Echoes of voices no longer to be heard linger in the minds of those bound to their familiarity.
What was previously maintained as another’s story has snuck in and introduced itself as a personal and severe experience.
A lingering realization overtakes and dashes the hope of possibilities.
What might have been is erased by what will never be.
The soul-crushing weight of reality bears down upon a dream as it supersedes the imagination.
Pain is all. Tears are released, but they do not relieve.
It is quiet. The mornings and evenings heighten the maddening silence.
The order of chaos has become the chaos of order.
To hear them. To see them. To embrace them. To smell them. To observe their life unfold. To interact with the accidents of their decisions. To have one more parting exchange, “I love you…I love you too.” To see into the soul behind their eyes and observe their trusting heart silently communicating between a parent and a child.
Order wrought in the anguish of loss is forced without rebuttal.
An audience, time will not provide, no matter the scope of sincerity.
And so, the journey of travail awaits and beckons, “Further up and further in.”
Summits protruding above the tree line are spotted in the distance, and their peaks are whispering of a new song yet to be sung.
Is there hope? Is there a purpose? The questions for those who remain to lift like a mist above the pools of mysterious grief.
Answers fail.

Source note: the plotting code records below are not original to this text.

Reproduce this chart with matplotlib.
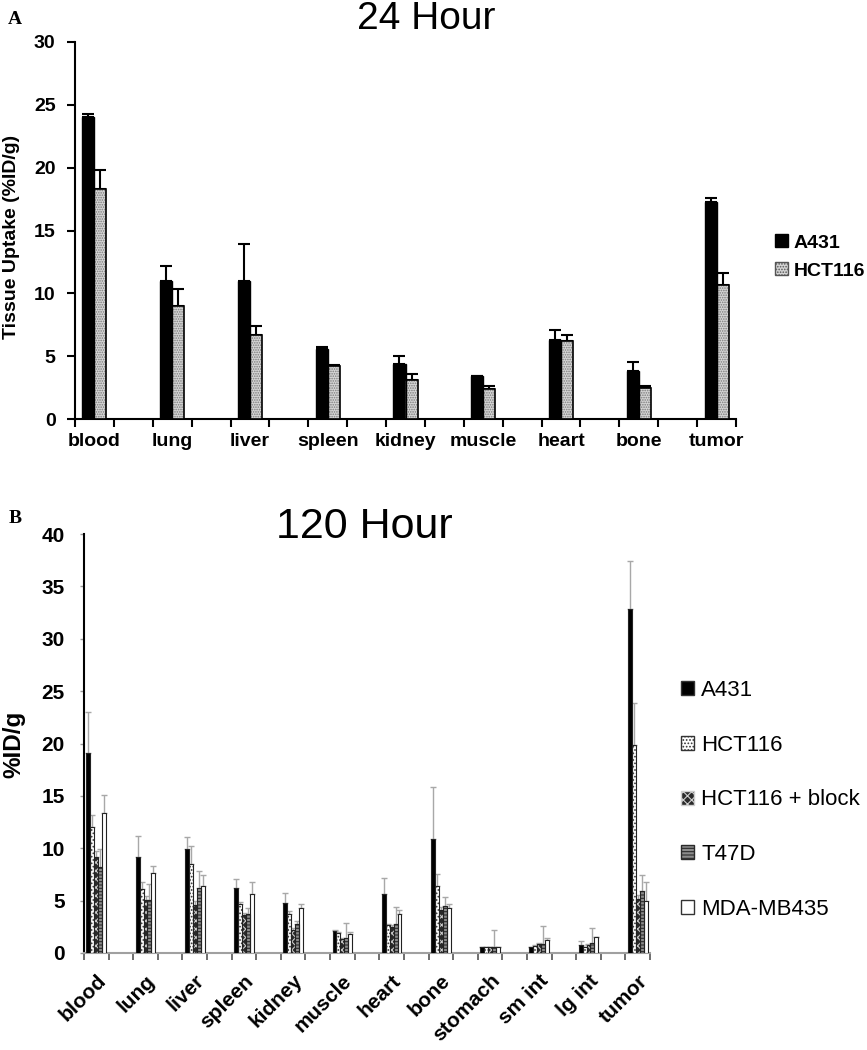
import matplotlib
matplotlib.use('Agg')
import matplotlib.pyplot as plt
import numpy as np
from matplotlib.patches import Patch

# ---------------- data ----------------
organs_a = ['blood', 'lung', 'liver', 'spleen', 'kidney', 'muscle', 'heart', 'bone', 'tumor']
a431_24 = [24.0, 11.0, 11.0, 5.6, 4.4, 3.4, 6.3, 3.8, 17.3]
a431_24_err = [0.3, 1.2, 2.9, 0.1, 0.6, 0.05, 0.8, 0.7, 0.25]
hct_24 = [18.3, 9.0, 6.7, 4.25, 3.1, 2.4, 6.2, 2.45, 10.7]
hct_24_err = [1.5, 1.35, 0.7, 0.05, 0.5, 0.25, 0.5, 0.15, 0.9]

organs_b = ['blood', 'lung', 'liver', 'spleen', 'kidney', 'muscle', 'heart', 'bone',
            'stomach', 'sm int', 'lg int', 'tumor']
a431_120 = [19.1, 9.2, 9.9, 6.2, 4.8, 2.1, 5.6, 10.9, 0.55, 0.6, 0.8, 32.8]
a431_120_err = [3.9, 2.0, 1.2, 0.9, 0.9, 0.1, 1.6, 4.9, 0.0, 0.0, 0.3, 4.6]
hct_120 = [12.0, 6.1, 8.5, 4.7, 3.7, 1.9, 2.7, 6.4, 0.6, 0.7, 0.6, 19.9]
hct_120_err = [1.2, 0.7, 1.7, 0.2, 0.3, 0.1, 0.1, 1.1, 0.0, 0.05, 0.0, 4.0]
blk_120 = [9.2, 5.1, 4.6, 3.65, 2.2, 1.35, 2.5, 4.1, 0.6, 0.9, 0.8, 5.2]
blk_120_err = [0.5, 0.3, 0.4, 0.2, 0.2, 0.1, 0.2, 0.3, 0.0, 0.1, 0.1, 0.3]
t47d_120 = [8.2, 5.1, 6.2, 3.7, 2.8, 1.45, 2.75, 4.5, 0.6, 0.9, 1.0, 5.9]
t47d_120_err = [1.7, 1.5, 1.6, 0.6, 0.3, 1.45, 1.65, 0.8, 1.6, 1.65, 1.4, 1.5]
mda_120 = [13.4, 7.6, 6.4, 5.6, 4.3, 1.8, 3.7, 4.3, 0.6, 1.25, 1.5, 5.0]
mda_120_err = [1.7, 0.7, 1.0, 1.2, 0.35, 0.2, 0.4, 0.4, 0.0, 0.15, 0.0, 1.8]

legend_a = ['A431', 'HCT116']
legend_b = ['A431', 'HCT116', 'HCT116 + block', 'T47D', 'MDA-MB435']

# ---------------- style ----------------
plt.rcParams['font.family'] = ['Liberation Sans', 'DejaVu Sans']
plt.rcParams['hatch.linewidth'] = 0.8

W, H = 867, 1050
fig = plt.figure(figsize=(W / 100, H / 100), dpi=100)


def hbar(ax, x, y, w, face, hatch, hcol, ecol, lw):
    ax.bar(x, y, w, color=face, edgecolor=hcol, hatch=hatch, linewidth=0, zorder=3)
    ax.bar(x, y, w, fill=False, edgecolor=ecol, linewidth=lw, zorder=4)


def up_err(ax, x, y, e, col, lw, cap):
    n = len(y)
    ax.errorbar(x, y, yerr=[np.zeros(n), e], fmt='none', ecolor=col,
                elinewidth=lw, capsize=cap, capthick=lw, zorder=2)


# ---------------- panel A ----------------
axA = fig.add_axes([75 / W, 1 - 419 / H, 661 / W, 377 / H])
xA = np.arange(len(organs_a)) * 2
wA = 0.31
hbar(axA, xA - wA / 2, a431_24, wA, 'black', None, 'black', 'black', 1.0)
hbar(axA, xA + wA / 2, hct_24, wA, '#d6d6d6', '.......', '#7a7a7a', 'black', 1.2)
up_err(axA, xA - wA / 2, a431_24, a431_24_err, 'black', 1.5, 4)
up_err(axA, xA + wA / 2, hct_24, hct_24_err, 'black', 1.5, 4)

axA.set_xlim(-0.5, 16.5)
axA.set_ylim(0, 30)
axA.set_xticks(np.arange(-0.5, 17, 1))
axA.set_xticklabels([])
axA.set_xticks(xA, minor=True)
axA.set_xticklabels(organs_a, minor=True, fontsize=14, fontweight='bold')
axA.tick_params(axis='x', which='minor', length=0, pad=10)
axA.tick_params(axis='x', which='major', direction='out', length=6, width=1.5)
axA.set_yticks(range(0, 31, 5))
axA.set_yticklabels([str(v) for v in range(0, 31, 5)], fontsize=14, fontweight='bold')
axA.tick_params(axis='y', direction='out', length=6, width=1.5, pad=8)
for s in ['top', 'right']:
    axA.spines[s].set_visible(False)
for s in ['left', 'bottom']:
    axA.spines[s].set_linewidth(1.5)

fig.text(12 / W, 1 - 237 / H, 'Tissue Uptake (%ID/g)', rotation=90, ha='center', va='center',
         fontsize=14, fontweight='bold')
fig.text(426 / W, 1 - 19 / H, '24 Hour', fontsize=28, ha='center', va='center')
fig.text(15 / W, 1 - 19 / H, 'A', family=['Liberation Serif', 'DejaVu Serif'], fontweight='bold',
         fontsize=14, ha='center', va='center')

hA = [Patch(facecolor='black', edgecolor='black'),
      Patch(facecolor='#d6d6d6', edgecolor='#555555', hatch='......')]
fig.legend(hA, legend_a, loc='center left', bbox_to_anchor=(775 / W, 1 - 257 / H),
           frameon=False, prop={'size': 14, 'weight': 'bold'}, handlelength=0.65,
           handleheight=0.65, handletextpad=0.3, labelspacing=0.55, borderpad=0,
           borderaxespad=0)

# ---------------- panel B ----------------
axB = fig.add_axes([84 / W, 1 - 953 / H, 566 / W, 419 / H])
xB = np.arange(len(organs_b)) * 2
wB = 0.16
series = [
    (a431_120, a431_120_err, 'black', None, 'black'),
    (hct_120, hct_120_err, 'white', '.....', '#333333'),
    (blk_120, blk_120_err, '#2a2a2a', 'xxxx', '#cfcfcf'),
    (t47d_120, t47d_120_err, '#8c8c8c', '-----', '#2a2a2a'),
    (mda_120, mda_120_err, 'white', None, 'white'),
]
for i, (vals, errs, face, hatch, hcol) in enumerate(series):
    xs = xB + (i - 2) * wB
    hbar(axB, xs, vals, wB, face, hatch, hcol, '#222222', 0.8)
    up_err(axB, xs, vals, errs, '#a8a8a8', 1.0, 2.5)

axB.set_xlim(-0.5, 22.5)
axB.set_ylim(0, 40)
axB.set_xticks(np.arange(-0.5, 23, 1))
axB.set_xticklabels([])
axB.set_xticks(xB, minor=True)
axB.set_xticklabels(organs_b, minor=True, fontsize=15, fontweight='bold', rotation=45,
                    ha='right', va='top', rotation_mode='anchor')
axB.tick_params(axis='x', which='minor', length=0, pad=13)
axB.tick_params(axis='x', which='major', direction='out', length=5, width=1.2, color='#555555')
axB.set_yticks(range(0, 41, 5))
axB.set_yticklabels([str(v) for v in range(0, 41, 5)], fontsize=15, fontweight='bold')
axB.tick_params(axis='y', direction='out', length=3, width=1.0, color='#999999', pad=11)
for s in ['top', 'right']:
    axB.spines[s].set_visible(False)
axB.spines['left'].set_linewidth(1.5)
axB.spines['bottom'].set_linewidth(1.5)
axB.spines['bottom'].set_color('#a0a0a0')

fig.text(14 / W, 1 - 744 / H, '%ID/g', rotation=90, ha='center', va='center',
         fontsize=17.5, fontweight='bold')
fig.text(364 / W, 1 - 527 / H, '120 Hour', fontsize=31, ha='center', va='center')
fig.text(15 / W, 1 - 518 / H, 'B', family=['Liberation Serif', 'DejaVu Serif'], fontweight='bold',
         fontsize=14, ha='center', va='center')

hB = [Patch(facecolor=f, edgecolor=('#333333' if h is None else hc), hatch=h)
      for (_, _, f, h, hc) in series]
fig.legend(hB, legend_b, loc='center left', bbox_to_anchor=(681 / W, 1 - 800 / H),
           frameon=False, prop={'size': 16}, handlelength=0.6, handleheight=0.6,
           handletextpad=0.3, labelspacing=1.52, borderpad=0, borderaxespad=0)

fig.savefig('out.png', dpi=100, facecolor='white')
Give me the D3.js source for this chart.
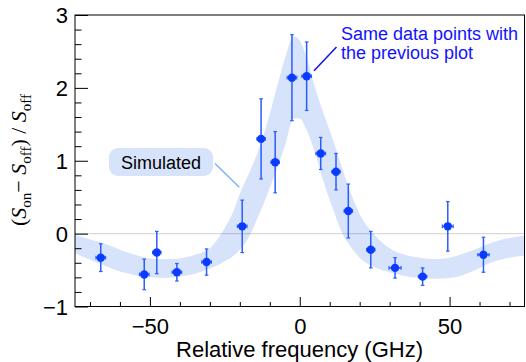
<!DOCTYPE html>
<html>
<head>
<meta charset="utf-8">
<script src="https://cdn.jsdelivr.net/npm/d3@7"></script>
<style>
  body { margin: 0; background: #fff; }
  svg { display: block; font-family: "Liberation Sans", Arial, sans-serif; }
</style>
</head>
<body>
<svg id="chart" width="526" height="362"></svg>
<script>
// measured points (GHz, relative change, errors)
var freq   = [-66.4, -51.9, -47.7, -41.0, -31.1, -19.2, -12.9, -8.2, -2.6, 2.3, 7.0, 12.1, 16.2, 23.7, 31.8, 41.0, 49.4, 61.3];
var value  = [-0.33, -0.56, -0.26, -0.53, -0.39, 0.10, 1.30, 0.98, 2.14, 2.16, 1.10, 0.85, 0.31, -0.22, -0.47, -0.59, 0.10, -0.29];
var yErr   = [0.19, 0.21, 0.29, 0.12, 0.18, 0.36, 0.55, 0.42, 0.59, 0.47, 0.22, 0.25, 0.37, 0.25, 0.14, 0.12, 0.34, 0.24];
var xErr   = [1.6, 1.6, 1.4, 1.6, 1.6, 1.6, 1.4, 1.4, 1.6, 1.6, 1.6, 1.4, 1.4, 1.4, 2.0, 1.4, 1.8, 1.9];

// simulated band
var simFreq  = [-75, -70, -65, -60, -55, -50, -45, -40, -35, -30, -25, -22, -20, -17, -14, -11, -8, -5, -2, 0, 2, 5, 8, 11, 14, 17, 20, 25, 30, 35, 40, 45, 50, 55, 60, 65, 70, 75];
var simUpper = [-0.02, -0.08, -0.14, -0.22, -0.29, -0.34, -0.35, -0.34, -0.29, -0.20, 0.08, 0.32, 0.55, 0.82, 1.12, 1.50, 1.95, 2.40, 2.71, 2.65, 2.45, 2.02, 1.64, 1.30, 0.92, 0.56, 0.27, -0.02, -0.20, -0.29, -0.33, -0.35, -0.33, -0.27, -0.19, -0.11, -0.06, -0.03];
var simLower = [-0.27, -0.36, -0.44, -0.52, -0.57, -0.60, -0.61, -0.59, -0.55, -0.48, -0.38, -0.30, -0.22, -0.05, 0.22, 0.52, 0.85, 1.20, 1.58, 1.58, 1.45, 1.12, 0.70, 0.35, 0.02, -0.18, -0.33, -0.46, -0.53, -0.58, -0.61, -0.62, -0.61, -0.56, -0.47, -0.38, -0.33, -0.30];

var xTicks = [-50, 0, 50];
var yTicks = [-1, 0, 1, 2, 3];

var svg = d3.select("#chart");
var margin = {top: 15, right: 1.5, bottom: 55.5, left: 75};
var width = +svg.attr("width") - margin.left - margin.right;
var height = +svg.attr("height") - margin.top - margin.bottom;

var x = d3.scaleLinear().domain([-75, 75]).range([0, width]);
var y = d3.scaleLinear().domain([-1, 3]).range([height, 0]);

var g = svg.append("g")
    .attr("transform", "translate(" + margin.left + "," + margin.top + ")");

svg.append("defs").append("clipPath")
    .attr("id", "clip")
  .append("rect")
    .attr("width", width)
    .attr("height", height);

var band = simFreq.map(function(f, i) { return {f: f, lo: simLower[i], hi: simUpper[i]}; });

var area = d3.area()
    .curve(d3.curveMonotoneX)
    .x(function(d) { return x(d.f); })
    .y0(function(d) { return y(d.lo); })
    .y1(function(d) { return y(d.hi); });

g.append("path")
    .datum(band)
    .attr("clip-path", "url(#clip)")
    .attr("fill", "#d7e3fb")
    .attr("d", area);

// zero line
g.append("line")
    .attr("x1", 0).attr("x2", width)
    .attr("y1", y(0)).attr("y2", y(0))
    .attr("stroke", "#000")
    .attr("stroke-opacity", 0.15)
    .attr("stroke-width", 1.3);

// frame
g.append("rect")
    .attr("width", width)
    .attr("height", height)
    .attr("fill", "none")
    .attr("stroke", "#000")
    .attr("stroke-width", 1);

// axes, ticks inside like ROOT
var xAxis = d3.axisBottom(x).tickValues(xTicks).tickSize(-9.5).tickFormat(d => d3.format("")(d).replace("-", "\u2212"));
var xMinor = d3.axisBottom(x).tickValues(d3.range(-70, 71, 10).filter(v => v % 50 !== 0)).tickSize(-4.5).tickFormat("");
var yAxis = d3.axisLeft(y).tickValues(yTicks).tickSize(-13).tickFormat(d => d3.format("")(d).replace("-", "\u2212"));
var yMinor = d3.axisLeft(y).tickValues(d3.range(-10, 31, 2).map(v => v / 10).filter(v => Math.abs(v - Math.round(v)) > 1e-6)).tickSize(-6.5).tickFormat("");

function styleAxis(sel) {
  sel.select(".domain").remove();
  sel.selectAll("line").attr("stroke", "#000").attr("stroke-width", 1);
  sel.selectAll("text").attr("fill", "#000").attr("font-size", 22)
     .attr("font-family", "Liberation Sans, Arial, sans-serif");
}

g.append("g").attr("transform", "translate(0," + height + ")").call(xMinor).call(styleAxis);
g.append("g").attr("transform", "translate(0," + height + ")").call(xAxis).call(styleAxis)
  .selectAll("text").attr("y", 12).attr("dy", "0.71em");
g.append("g").call(yMinor).call(styleAxis);
g.append("g").call(yAxis).call(styleAxis)
  .selectAll("text").attr("x", -7).attr("dy", "0.36em");

// data points with error bars
var pts = freq.map(function(f, i) { return {f: f, v: value[i], ey: yErr[i], ex: xErr[i]}; });
var errColor = "#2b5cff", markColor = "#0a3cff";
var pg = g.append("g").selectAll("g").data(pts).enter().append("g");

pg.append("line")
    .attr("x1", d => x(d.f)).attr("x2", d => x(d.f))
    .attr("y1", d => y(d.v - d.ey)).attr("y2", d => y(d.v + d.ey))
    .attr("stroke", errColor).attr("stroke-width", 1.5);
pg.append("line")
    .attr("x1", d => x(d.f - d.ex)).attr("x2", d => x(d.f + d.ex))
    .attr("y1", d => y(d.v)).attr("y2", d => y(d.v))
    .attr("stroke", errColor).attr("stroke-width", 1.5);
[-1, 1].forEach(function(s) {
  pg.append("line")
      .attr("x1", d => x(d.f) - 1.8).attr("x2", d => x(d.f) + 1.8)
      .attr("y1", d => y(d.v + s * d.ey)).attr("y2", d => y(d.v + s * d.ey))
      .attr("stroke", errColor).attr("stroke-width", 1.2);
  pg.append("line")
      .attr("x1", d => x(d.f + s * d.ex)).attr("x2", d => x(d.f + s * d.ex))
      .attr("y1", d => y(d.v) - 1.8).attr("y2", d => y(d.v) + 1.8)
      .attr("stroke", errColor).attr("stroke-width", 1.2);
});
pg.append("circle")
    .attr("cx", d => x(d.f)).attr("cy", d => y(d.v))
    .attr("r", 4.2)
    .attr("fill", markColor);

// "Simulated" label
svg.append("line")
    .attr("x1", 215).attr("y1", 163.5).attr("x2", 239.3).attr("y2", 187.3)
    .attr("stroke", "#7fb2f2").attr("stroke-width", 1.5);
svg.append("rect")
    .attr("x", 109).attr("y", 148).attr("width", 104).attr("height", 28)
    .attr("rx", 9)
    .attr("fill", "#d7e3fb");
svg.append("text")
    .attr("x", 161).attr("y", 168.5)
    .attr("text-anchor", "middle")
    .attr("font-size", 18)
    .attr("fill", "#000")
    .text("Simulated");

// annotation, two separate lines
svg.append("line")
    .attr("x1", 336.5).attr("y1", 47).attr("x2", 314).attr("y2", 70.7)
    .attr("stroke", "#1010e8").attr("stroke-width", 1.5);
svg.append("text")
    .attr("x", 341).attr("y", 39.5)
    .attr("font-size", 18)
    .attr("fill", "#1212ff")
    .text("Same data points with");
svg.append("text")
    .attr("x", 341).attr("y", 59)
    .attr("font-size", 18)
    .attr("fill", "#1212ff")
    .text("the previous plot");

// x title
svg.append("text")
    .attr("x", 423).attr("y", 357)
    .attr("text-anchor", "end")
    .attr("font-size", 22)
    .text("Relative frequency (GHz)");

// y title: (S_on − S_off) / S_off
var yt = svg.append("text")
    .attr("transform", "translate(26,160) rotate(-90)")
    .attr("text-anchor", "middle")
    .attr("font-family", "Liberation Serif, Times New Roman, serif")
    .attr("font-size", 22);
yt.append("tspan").text("(");
yt.append("tspan").attr("font-style", "italic").text("S");
yt.append("tspan").attr("font-size", 15).attr("dy", 5).text("on");
yt.append("tspan").attr("dy", -5).text("\u2212 ");
yt.append("tspan").attr("font-style", "italic").text("S");
yt.append("tspan").attr("font-size", 15).attr("dy", 5).text("off");
yt.append("tspan").attr("dy", -5).text(") / ");
yt.append("tspan").attr("font-style", "italic").text("S");
yt.append("tspan").attr("font-size", 15).attr("dy", 5).text("off");
</script>
</body>
</html>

But two things resolutely resound into the awful ambiguity.
Honor and righteousness ready their instrumental voices in preparation for an orchestral ensemble.
To live in honor of those whose lives crossed time’s threshold, a song of a life worthy of their name.
To live righteously in the face of despair, protestingly harmonizing with God’s frequency of moral oughtness.
Lives of honor and righteousness silence the malicious sounds of that hideous evil that ended–without cause–the lives of those whose voices will never again sing out their own life songs.
And so, dig down deep within to make up for their deafening silence.
Righteousness and honor together lift a melodious new song that stands in place for those who can no longer sing.
“I waited patiently for the Lord; and He inclined to me and heard my cry. He brought me up out of the pit of destruction, out of the miry clay, and He set my feet upon a rock making my footsteps firm. He put a new song in my mouth, a song of praise to our God; many will see and fear and will trust in the Lord.”